The appeal from which this review arises was filed challenging a divorce decree granted to a Muslim wife under the Dissolution of Muslim Marriages Act, 1939. The appeal was filed by the husband. In the appeal, the court noticed the existence of the right of Muslim women to resort to the extra-judicial divorce of khula, allowing her to terminate her marriage.
In the appeal, the court had declared that the right to terminate the marriage at the instance of a Muslim wife is an absolute right, conferred on her by the Holy Quran and is not subject to the acceptance or the will of her husband.
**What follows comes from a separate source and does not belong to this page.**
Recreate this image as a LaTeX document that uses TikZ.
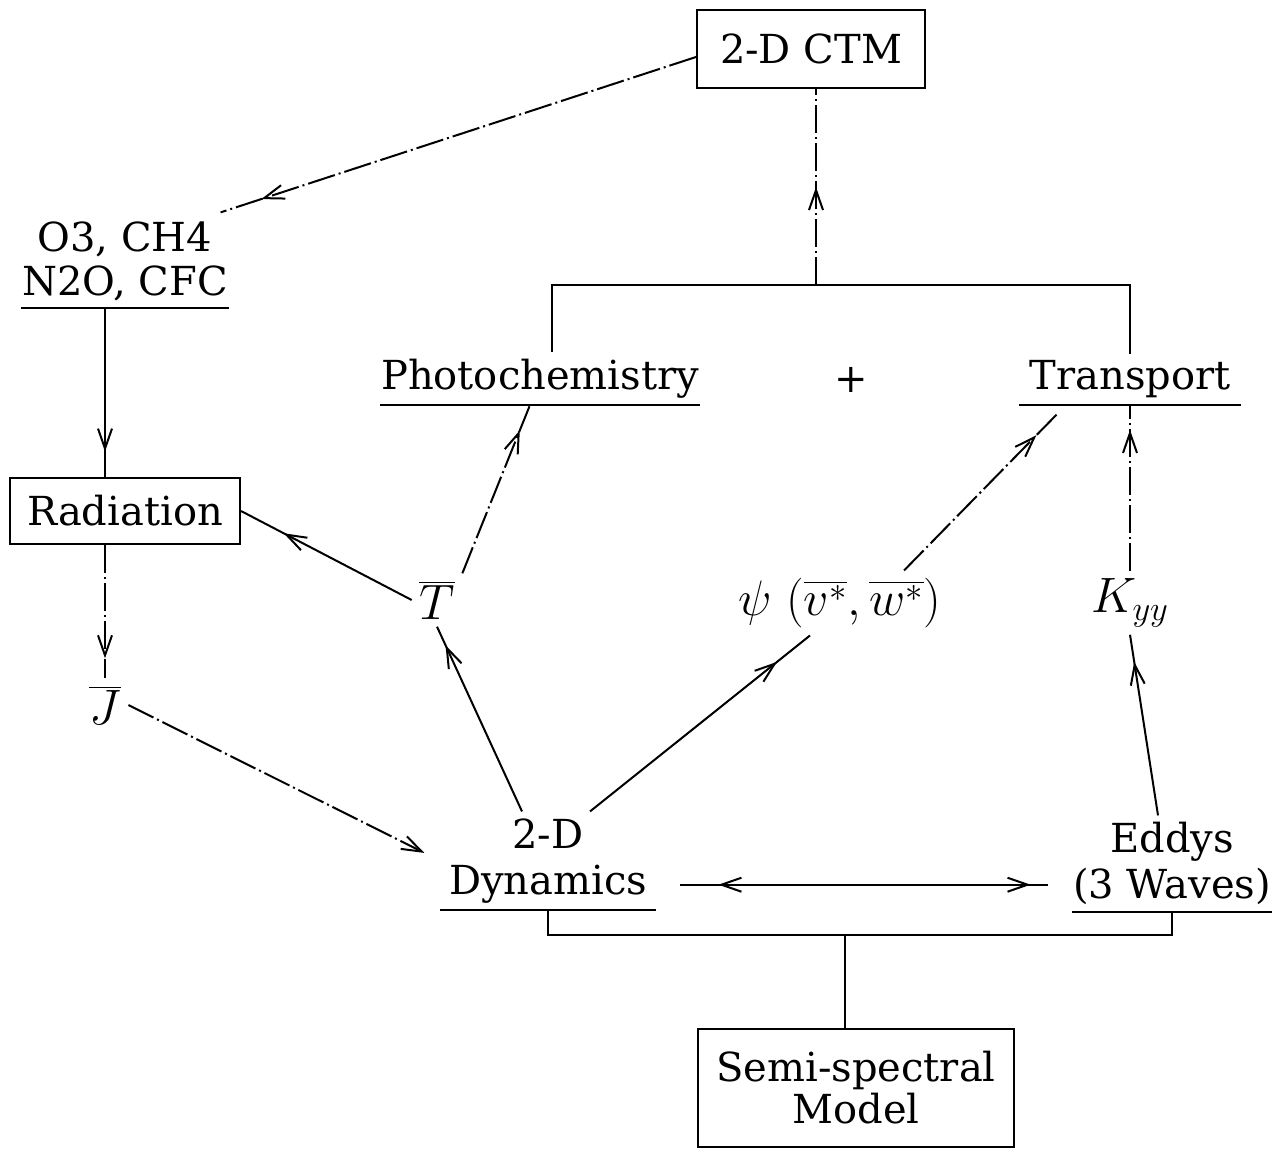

The court said Khula would be valid if the following conditions are satisfied :
i. A declaration of repudiation or termination of marriage by the wife
ii. An offer to return dowry or any other material gain received by her during marital tie
iii. An effective attempt for reconciliation was preceded before the declaration of khula
It was argued in the review petition that if a Muslim wife wishes to terminate her marriage with her husband, she has to demand talaq from her husband and on his refusal, she has to move the qazi or the court.
Though the petitioner agreed that a Muslim woman has the right to demand divorce of her own will, he also argued that she has “no absolute right” to pronounce khula. The petitioner contended that nowhere in the world is a Muslim wife allowed to unilaterally terminate the marriage.
The court in the judgment delivered last week said that Quranic verse found in Chapter 2, verse 229, relating to khula, in unequivocal terms, declares that a Muslim wife has the right to terminate her marriage.
Observing that Sunnah cannot override or abrogate the primary legislation in Islamic law, the court further said: “If the Qur’an, in unequivocal terms, permits spouses to terminate their marriage on their own will, it cannot be said that the Sunnah further qualifies it, subjecting it to the will of the husband, in the case of khula”.
The court dismissed the petition after finding no reason to review the judgment.